Clearly Mr. Siratori is doing something very cutting-edge with language here; he is evolving a new kind of syntax and grammar in order to capture the grotesque futurescape and thoughts of an infant “artificial intelligence” that he envisions. And perhaps from his perspective – or from the perspective of other connoisseurs of this type of post-coherence cyberpunk – nothing could be more right or appropriate. Unfortunately, that doesn’t much help the rest of us.
Initially, I supposed that Mr. Siratori might be drawing upon computer programming languages for his new grammar (after all, this is a book about an artificial intelligence being born) but as a former software engineer who spent nearly a decade working in more languages than I have fingers, I can honestly report that this doesn’t seem to be the case. Initially, I supposed that the language of Mr. Siratori’s book might become more “human” as the novel progressed and his AI protagonist learned how to speak, but again no dice. And in the end, I came away from this book as baffled as I began.
Blood Electric presents itself as a map without a key, a puzzle that the reader is asked to decipher. Unlike other such puzzles however (I think, for example, of Burgess’s A Clockwork Orange) no clues to cracking the code of the book are presented to the reader, and no insight into what we might gain by going to all the effort of working our way into Mr. Siratori’s tortured prose. And without some inducement to do so – some glimpse of human emotion beneath the surface of the words or promise of revelation – it simply seems like a waste of time to trudge through these chapters of convoluted gibberish.

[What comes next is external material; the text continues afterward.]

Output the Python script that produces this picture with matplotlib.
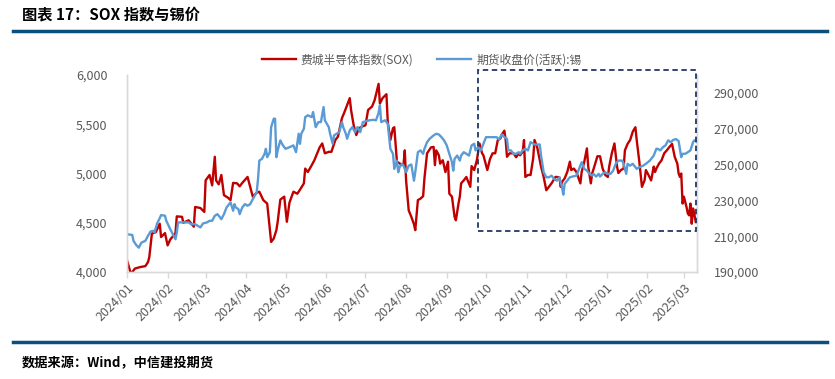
import pandas as pd
import matplotlib
matplotlib.use('Agg')
import matplotlib.pyplot as plt
import matplotlib.dates as mdates
import matplotlib.ticker as ticker
from matplotlib.patches import Rectangle
from matplotlib.lines import Line2D

plt.rcParams['font.family'] = ['Noto Sans CJK SC', 'DejaVu Sans']

# days counted from 2024-01-01
start_date = '2024-01-01'

sox_day = [0, 3, 6, 10, 14, 16, 17, 19, 22, 25, 26, 29, 31, 33, 37, 38, 42, 43, 47, 51,
           52, 56, 59, 60, 63, 65, 67, 68, 70, 72, 74, 77, 79, 81, 84, 86, 88, 92, 94, 96,
           99, 101, 104, 107, 110, 112, 114, 115, 117, 120, 122, 124, 127, 130, 132, 135, 136, 138, 141, 143,
           147, 149, 151, 154, 156, 159, 161, 164, 166, 168, 170, 171, 173, 175, 177, 180, 182, 184, 187, 189,
           192, 193, 195, 198, 199, 201, 203, 204, 206, 209, 211, 212, 213, 215, 217, 219, 220, 222, 224, 226,
           227, 229, 232, 234, 235, 236, 238, 239, 241, 243, 245, 246, 248, 250, 251, 253, 254, 255, 257, 259,
           260, 262, 263, 265, 267, 269, 271, 272, 275, 277, 279, 281, 283, 285, 286, 288, 289, 290, 292, 295,
           297, 299, 300, 302, 303, 304, 306, 308, 310, 311, 313, 315, 316, 318, 320, 322, 324, 327, 328, 330,
           331, 332, 334, 336, 338, 339, 341, 343, 346, 347, 349, 351, 352, 354, 355, 357, 359, 361, 363, 365,
           367, 368, 370, 372, 374, 375, 377, 379, 380, 382, 384, 386, 388, 389, 391, 393, 395, 396, 398, 400,
           402, 403, 404, 406, 408, 410, 412, 414, 416, 418, 420, 421, 422, 423, 424, 425, 427, 428, 429, 430,
           431, 432, 433, 434]
sox_val = [4120, 3980, 4035, 4050, 4060, 4100, 4150, 4390, 4405, 4490, 4355, 4395, 4270, 4330, 4395, 4565, 4560, 4500, 4525, 4460,
           4660, 4650, 4610, 4930, 4985, 4880, 5170, 4930, 4890, 4985, 4780, 4755, 4730, 4905, 4900, 4870, 4905, 4965, 4865, 4765,
           4805, 4815, 4730, 4695, 4305, 4340, 4425, 4510, 4735, 4765, 4510, 4705, 4815, 4795, 4835, 4900, 5050, 5015, 5085, 5135,
           5265, 5305, 5205, 5220, 5220, 5340, 5375, 5560, 5625, 5695, 5765, 5645, 5490, 5390, 5460, 5480, 5490, 5645, 5680, 5745,
           5910, 5710, 5765, 5805, 5525, 5340, 5460, 5470, 5120, 5095, 5085, 5235, 4930, 4625, 4560, 4485, 4425, 4730, 4745, 4770,
           4950, 5205, 5265, 5270, 5085, 5235, 5185, 5100, 5135, 5015, 5120, 4795, 4765, 4560, 4525, 4695, 4765, 4900, 4930, 4965,
           4930, 4865, 5075, 5035, 5135, 5305, 5205, 5185, 5035, 5145, 5205, 5205, 5340, 5355, 5395, 5435, 5340, 5170, 5205, 5205,
           5165, 5205, 5185, 5220, 5340, 4965, 4985, 4985, 5155, 5340, 5270, 5135, 5070, 4965, 4830, 4865, 4900, 4965, 4965, 4960,
           4865, 4915, 4950, 5015, 5120, 5035, 5050, 5015, 4900, 5015, 5120, 5255, 5070, 4900, 5000, 5085, 5175, 5175, 5050, 4985,
           4965, 5070, 5205, 5305, 5070, 5005, 5035, 5050, 5235, 5300, 5340, 5425, 5470, 5340, 5120, 4865, 4930, 5035, 4985, 4930,
           5070, 5015, 5050, 5100, 5135, 5205, 5235, 5270, 5300, 5170, 5100, 5000, 4965, 5000, 4695, 4765, 4660, 4595, 4575, 4695,
           4490, 4645, 4590, 4510]

tin_day = [0, 4, 5, 7, 9, 11, 14, 16, 18, 20, 21, 23, 25, 26, 29, 30, 33, 35, 37, 38,
           39, 43, 47, 49, 52, 54, 56, 58, 61, 63, 65, 67, 69, 71, 72, 74, 76, 77, 79, 81,
           82, 83, 85, 86, 88, 90, 92, 94, 96, 99, 100, 101, 103, 105, 106, 107, 109, 110, 112, 113,
           114, 115, 117, 119, 121, 124, 127, 129, 131, 132, 133, 135, 136, 138, 141, 142, 144, 146, 148, 150,
           151, 154, 155, 157, 158, 160, 162, 164, 165, 167, 168, 170, 172, 174, 176, 178, 180, 182, 185, 188,
           190, 192, 193, 194, 197, 199, 201, 203, 204, 206, 207, 208, 210, 211, 213, 215, 217, 219, 220, 222,
           224, 226, 227, 229, 231, 234, 236, 238, 240, 242, 244, 246, 248, 249, 250, 252, 254, 255, 257, 259,
           261, 263, 265, 266, 268, 270, 272, 274, 277, 280, 282, 284, 286, 288, 290, 291, 293, 295, 297, 299,
           300, 302, 304, 306, 308, 310, 311, 315, 316, 318, 320, 322, 324, 326, 328, 330, 332, 333, 334, 336,
           338, 340, 343, 345, 347, 349, 351, 353, 355, 356, 358, 360, 361, 363, 365, 367, 369, 371, 373, 375,
           378, 379, 381, 382, 384, 386, 388, 389, 391, 394, 396, 399, 402, 404, 405, 407, 409, 411, 413, 415,
           417, 419, 421, 423, 424, 426, 428, 430, 432, 433, 435]
tin_val = [211100, 210700, 207300, 205100, 203600, 206400, 207400, 210200, 212600, 213000,
           212100, 217100, 220100, 221800, 221400, 218600, 213900, 211100, 208300, 212100,
           217700, 217700, 217700, 216700, 216700, 215800, 214900, 217100, 217700, 218600,
           218600, 221400, 222300, 220500, 219500, 222300, 226100, 227000, 228900, 224200,
           227900, 226100, 225100, 222300, 226100, 227900, 227000, 227900, 230700, 234500,
           242000, 252200, 253200, 256000, 258800, 254100, 256900, 270900, 275600, 275600,
           254100, 257900, 263500, 260700, 258800, 259700, 260700, 256900, 267200, 261600,
           267200, 270000, 276500, 277500, 276500, 279300, 270900, 273700, 273700, 282100,
           274700, 270900, 267200, 261600, 266300, 267200, 268100, 273700, 270900, 267200,
           264400, 269100, 270900, 268100, 270900, 268100, 273700, 274100, 274700, 275000,
           274700, 278800, 283100, 273700, 274700, 272800, 258800, 256000, 247600, 252200,
           245700, 248500, 250400, 249400, 245700, 249400, 250000, 241000, 245700, 256900,
           257900, 256000, 258800, 262500, 264400, 266300, 267200, 266800, 265300, 263500,
           260700, 256000, 251300, 246600, 253200, 255000, 252200, 255000, 256900, 256000,
           255000, 260700, 261600, 257900, 259700, 257900, 261600, 265300, 265300, 265300,
           265300, 264000, 266800, 265300, 264400, 257900, 257900, 256000, 256000, 256900,
           256000, 257900, 258800, 257900, 262500, 261600, 261200, 261200, 255000, 245700,
           242900, 242900, 243800, 242000, 241000, 242900, 237300, 233200, 239200, 241000,
           242900, 243300, 243800, 247600, 251300, 247600, 246600, 244800, 243800, 244800,
           243300, 244800, 243300, 244800, 245700, 244800, 244800, 246600, 250400, 252200,
           252200, 250400, 244800, 250400, 249400, 250400, 248500, 247600, 248500, 249400,
           250400, 252200, 255000, 258800, 258800, 257900, 259700, 260700, 263500, 262500,
           263800, 264200, 263100, 254100, 256000, 256000, 256900, 257900, 262500, 263500,
           262500]

sox_label = '费城半导体指数(SOX)'
tin_label = '期货收盘价(活跃):锡'

# highlighted window (dashed box)
box_start, box_end = '2024-09-25', '2025-03-10'
box_low, box_high = 213000, 303000

grey = '#595959'
spine_col = '#D9D9D9'

start = pd.Timestamp(start_date)
sox_dates = start + pd.to_timedelta(sox_day, unit='D')
tin_dates = start + pd.to_timedelta(tin_day, unit='D')

fig = plt.figure(figsize=(8.35, 3.79), dpi=100)
ax = fig.add_axes([0.1521, 0.2823, 0.6826, 0.5198])
ax2 = ax.twinx()

l1, = ax.plot(sox_dates, sox_val, color='#C00000', lw=1.7, label=sox_label)
l2, = ax2.plot(tin_dates, tin_val, color='#5B9BD5', lw=1.7, label=tin_label)

ax.set_xlim(start, pd.Timestamp('2025-03-11'))
ax.set_ylim(4000, 6000)
ax.set_yticks(range(4000, 6001, 500))
ax2.set_ylim(190000, 300000)
ax2.set_yticks(range(190000, 290001, 20000))

fmt = ticker.FuncFormatter(lambda v, p: f'{v:,.0f}')
ax.yaxis.set_major_formatter(fmt)
ax2.yaxis.set_major_formatter(fmt)

ax.xaxis.set_major_locator(mdates.MonthLocator())
ax.xaxis.set_major_formatter(mdates.DateFormatter('%Y/%m'))
plt.setp(ax.get_xticklabels(), rotation=45, ha='right', rotation_mode='anchor')

ax.tick_params(axis='x', colors=spine_col, length=4, width=1, labelcolor=grey,
               labelsize=9, pad=3)
ax.tick_params(axis='y', length=0, labelcolor=grey, labelsize=9, pad=14)
ax2.tick_params(axis='y', length=0, labelcolor=grey, labelsize=9, pad=12)

for a in (ax, ax2):
    a.spines['top'].set_visible(False)
    for s in ('left', 'right', 'bottom'):
        a.spines[s].set_color(spine_col)
        a.spines[s].set_linewidth(1.0)

# dashed highlight box
x0 = mdates.date2num(pd.Timestamp(box_start))
x1 = mdates.date2num(pd.Timestamp(box_end))
ax2.add_patch(Rectangle((x0, box_low), x1 - x0, box_high - box_low, fill=False,
                        ec='#1F3864', lw=1.3, ls=(0, (3, 2)), clip_on=False, zorder=5))

fig.legend([l1, l2], [sox_label, tin_label], loc='center', bbox_to_anchor=(0.505, 0.842),
           ncol=2, frameon=False, fontsize=8.5, handlelength=2.9, columnspacing=2.0,
           handletextpad=0.4, labelcolor=grey)

# title, rules and source
fig.text(0.026, 0.963, '图表 17：SOX 指数与锡价', fontsize=11, fontweight='bold',
         va='center', ha='left', color='black')
fig.add_artist(Line2D([0.0156, 0.99], [0.9195, 0.9195], color='#0B4F7F', lw=2.5))
fig.add_artist(Line2D([0.0156, 0.99], [0.097, 0.097], color='#0B4F7F', lw=2.5))
fig.text(0.026, 0.042, '数据来源：Wind，中信建投期货', fontsize=9.5, fontweight='bold',
         va='center', ha='left', color='black')

fig.savefig('out.png', dpi=100)
plt.close(fig)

This is not to say, of course, that experiments in pushing the boundaries of language are not worthwhile in general. To make the effort to do something new with words, to find new means of expression, are without a doubt among the loftiest goals that an author can strive for. The crucial point however is that to be worthwhile, these attempts at new forms of expression must communicate something. Writing an incomprehensible book is like painting a canvas pure black: a formal gesture that needs to be carried out once, but that hardly bears repetition. Similarly, it’s worth keeping in mind that the great experimentalists of the past are recognizable by the fact that from the distance of years they no longer seem very experimental at all: they found something that worked, and that became absorbed into our consciousness of language to the point where their stylistic innovations are now commonplaces. What people who point out the greatness of Joyce’s Ulysses forget is that Proust made virtually all the same “breakthroughs” more than a dozen years earlier in Swann’s Way with greater comprehensibility and eloquence than Joyce ever managed.

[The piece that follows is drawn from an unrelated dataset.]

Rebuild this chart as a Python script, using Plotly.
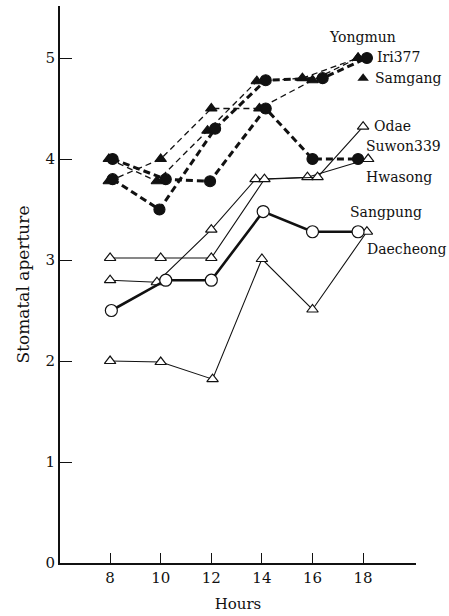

It’s possible, of course, that I am simply missing the point of Blood Electric entirely. Perhaps in another decade, writing of this type will seem as natural as Kerouac’s rhythms or Proust’s nonlinear internal monologues seem today. But I very much doubt it. For readers who enjoyed the above passage of Blood Electric, whoever you may be, perhaps this book is for you; for the rest of us, I can only recommend Mr. Siratori’s latest novel as an example of how to alienate an audience completely.